Social mythology is the reality distorting criteria by which society evaluates specific events. The notion that the United States invaded Iraq to defend itself against Islamic terrorists is logical within the framework of ideological misrepresentation. Furthermore, true believers have no difficulty accepting the notion that our military troops are risking their lives to bring freedom and democracy (holy words, totally devoid of real meaning) to the ungrateful, ignorant, radical Islamic "ragheads" of Iraq. The reality that "our sons and daughters" (as they are referred to on TV) are, in fact, Imperial storm-troopers subjugating and terrorizing a largely defenseless Third World country is totally incomprehensible to the majority of Americans.

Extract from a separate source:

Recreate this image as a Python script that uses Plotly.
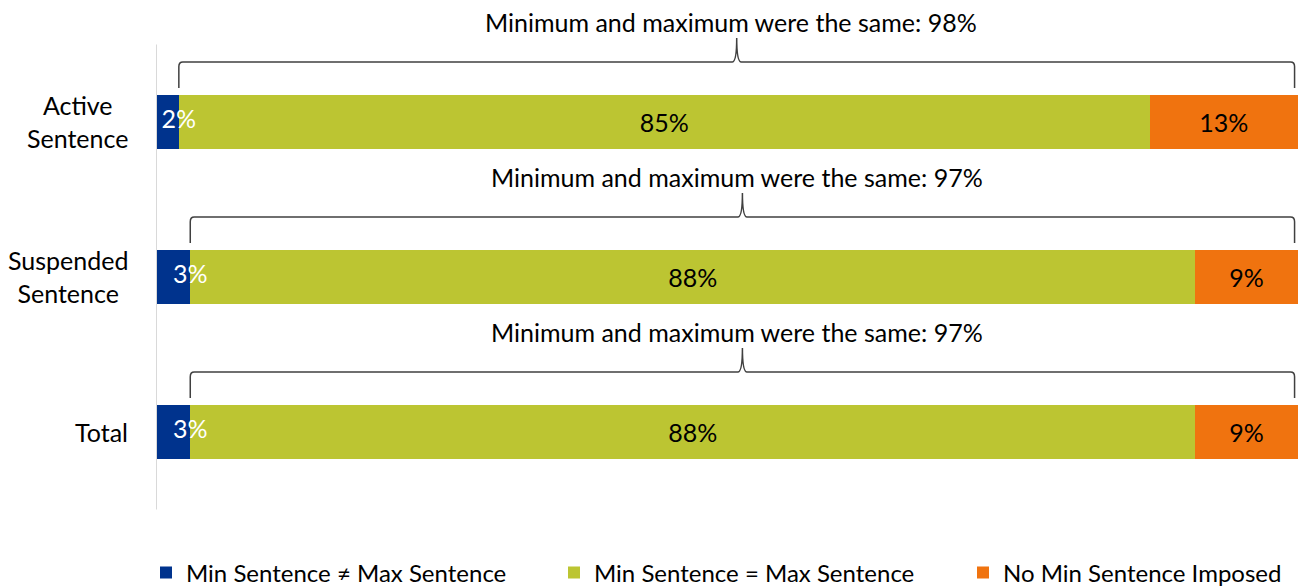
import plotly.graph_objects as go

# data
categories = ["Active<br>Sentence", "Suspended<br>Sentence", "Total"]
min_not_max = [2, 3, 3]
min_eq_max = [85, 88, 88]
no_min = [13, 9, 9]
same_pct = [98, 97, 97]

series_names = ["Min Sentence \u2260 Max Sentence", "Min Sentence = Max Sentence", "No Min Sentence Imposed"]
colors = ["#00338D", "#BCC532", "#F0730F"]

FONT = "Lato"
FS = 25

# the page body has an 8px margin, so the figure is sized to fit inside the window
W, H = 1291, 580
PLOT_W, PLOT_H = 1142, 502

y_pos = list(range(len(categories)))
legend_ids = ["legend", "legend2", "legend3"]

fig = go.Figure()
for name, vals, col, tcol, lg in zip(series_names, [min_not_max, min_eq_max, no_min], colors,
                                     ["white", "black", "black"], legend_ids):
    show_text = name != series_names[0]
    fig.add_trace(go.Bar(
        y=y_pos, x=vals, orientation="h", name=name, width=0.35, legend=lg,
        marker=dict(color=col, line=dict(width=0)),
        text=[f"{v}%" for v in vals] if show_text else None,
        textposition="inside", insidetextanchor="middle",
        textfont=dict(family=FONT, size=FS, color=tcol),
        hoverinfo="skip",
    ))

# small blue segment labels sit on the blue/green boundary, like the original
fig.add_trace(go.Scatter(
    x=min_not_max, y=y_pos, mode="text", text=[f"{v}%" for v in min_not_max],
    textposition="middle center", textfont=dict(family=FONT, size=FS, color="white"),
    showlegend=False, hoverinfo="skip", cliponaxis=False,
))


def brace_path(x0, x1, yc):
    yb, yt, yp = yc - 0.219, yc - 0.387, yc - 0.542
    r, ry, d = 0.35, 0.03, 0.4
    xm = (x0 + x1) / 2
    return (f"M{x0},{yb} L{x0},{yt + ry} Q{x0},{yt} {x0 + r},{yt} "
            f"L{xm - d},{yt} Q{xm},{yt} {xm},{yp} Q{xm},{yt} {xm + d},{yt} "
            f"L{x1 - r},{yt} Q{x1},{yt} {x1},{yt + ry} L{x1},{yb}")


shapes = [dict(type="line", xref="x", yref="y", x0=0, x1=0, y0=-0.5, y1=2.5,
               line=dict(color="#D9D9D9", width=2))]
annotations = []
for i, (lo, pct) in enumerate(zip(min_not_max, same_pct)):
    hi = lo + pct - 0.3
    shapes.append(dict(type="path", xref="x", yref="y", path=brace_path(lo, hi, i),
                       line=dict(color="#404040", width=1.5)))
    annotations.append(dict(x=(lo + hi) / 2 - 0.5, y=i - 0.645, xref="x", yref="y",
                            text=f"Minimum and maximum were the same: {pct}%",
                            showarrow=False, font=dict(family=FONT, size=FS, color="black")))
    annotations.append(dict(x=-26 / PLOT_W, y=i, xref="paper", yref="y", xanchor="right",
                            align="center", text=categories[i], showarrow=False,
                            font=dict(family=FONT, size=FS, color="black")))

legend_style = dict(orientation="h", xanchor="left", y=-63 / PLOT_H, yanchor="middle",
                    font=dict(family=FONT, size=24, color="black"), bgcolor="rgba(0,0,0,0)")
legend_x = [-10, 398, 807]

fig.update_layout(
    barmode="stack",
    width=W, height=H,
    margin=dict(l=148, r=W - 148 - PLOT_W, t=0, b=H - PLOT_H, autoexpand=False),
    plot_bgcolor="white", paper_bgcolor="white",
    font=dict(family=FONT, size=FS, color="black"),
    xaxis=dict(range=[0, 100], visible=False, fixedrange=True),
    yaxis=dict(range=[2.503, -0.735], visible=False, fixedrange=True),
    shapes=shapes,
    annotations=annotations,
    showlegend=True,
)
for lg, lx in zip(legend_ids, legend_x):
    fig.update_layout({lg: dict(legend_style, x=lx / PLOT_W)})

fig.write_html("out.html")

An additional factor is the degree to which most people intuitively sense that acceptance of official mythology is a critically important component of internal social cohesiveness. To debunk the mythology is perceived as an attack on group solidarity, hence, a traitorous threat to the effective functioning of society, and to its ability to defend itself against external threats, real and imagined. Most people can be fairly described as faithful followers. They are not concerned with critically evaluating group goals and actions, which they feel is best left to the leaders in our hierarchical society. Rather, they are more concerned with fitting in and doing their part to advance group objectives. They tend to respond to media messages as to how they should think and behave. There is a certain logic to this. Aligning with power is generally safe and rewarding, whereas, confronting elite power frequently has negative consequences, particularly for the relatively powerless.
Two points come to mind. First, the degree to which the entertainment media actively promulgates the mythology which shapes our society’s world-view. Warfare and warriors, heroes and heroics, patriotism and the use of massive violence to "defend" our freedoms from sinister evil-doers are all recurring themes which facilitate the maintenance of our violent and militaristic society. The average person perceives reality in a massively distorted fashion due to this ideological pre-conditioning.
The second (truly depressing) point is the degree to which self-styled faithful followers can even begin to function as responsible citizens in a democracy. Without delving too deeply, it seems apparent that people who behave as faithful followers in our hierarchical society have a real problem discharging their obligations as citizens. Faithful followers don’t seek out information to use in rational decision making, rather, they respond to media generated cues as to how society’s rulers (the business elite) expect them to think and behave. They look to the corporate media to give them their marching orders.
A good example of what I am talking about concerns the War on Terror. On 9/11, slightly over 3000 people were killed in a horrific act of terrorist violence. That same year, just under 50,000 people died in automobile accidents. The propaganda of the ideological system told the people that repressive, police state measures (and foreign wars) were needed to protect them from the imminent threat of terrorist mass-destruction. The killing machine in the garage continued to be depicted as a friend of the family. Pacifist critics of the government were harassed and put on "no fly" lists as a "security precaution." This seemed reasonable and prudent within the systemic ideological deception. Most people believed because they wanted to believe. When the government said to seal off windows with duct tape, the Faithful Followers climbed into their dangerous killing machines and drove to get duct tape for their windows. To a rational person, this behavior was irrational to the point of being ludicrous. To the logic of the Faithful Follower, it was a demonstration of group loyalty and solidarity.
For most people, acceptance of group ideology/mythology is seen as a condition of group membership. While certain aspects of the group world-view may be demonstrably false and even irrational, there is a compelling logic to being a member in good standing in a powerful, supportive group. Group solidarity is an important component of group power and dissension and infighting are perceived as threats to the ability of the group to defend and protect the membership. Deviation from group ideological correctness may elicit hostility from self-styled "defenders of the faith." These are the drill sergeants who help the elites keep the rabble in line. The brown shirts whose function is to maintain group internal discipline.
In the long run, most organizations (particularly large, powerful organizations) eventually are run by ambitious individuals who use the organization for achieving their personal objectives, usually power accumulation. Almost all organizations are continually engaged in the struggle for power (competition). More sales, more members, more money, etc. This ongoing struggle for power is usually camouflaged by the group ideology which artfully misrepresents reality in a way conducive to disarming opponents and motivating supporters. The U.S. is a benevolent superpower, not a brutal empire, etc. Ideology provides the basic framework of deception by which the elites justify and implement their strategies for power accumulation.
Anyone who seeks to change society needs to deal with society as it is. Rational arguments have little impact on people primarily guided by group mythology and group expectations. Within the internal logic of group ideology, non-conforming opinions make no sense at all, and may be interpreted as a threat to the group. Ideological misrepresentation is an essential component of elite domination and control. As long as the reality distorting mythology is accepted, the majority of people will continue to follow the logic of the illusions and deceptions. Meaningful change absolutely requires the shattering of the official mythology.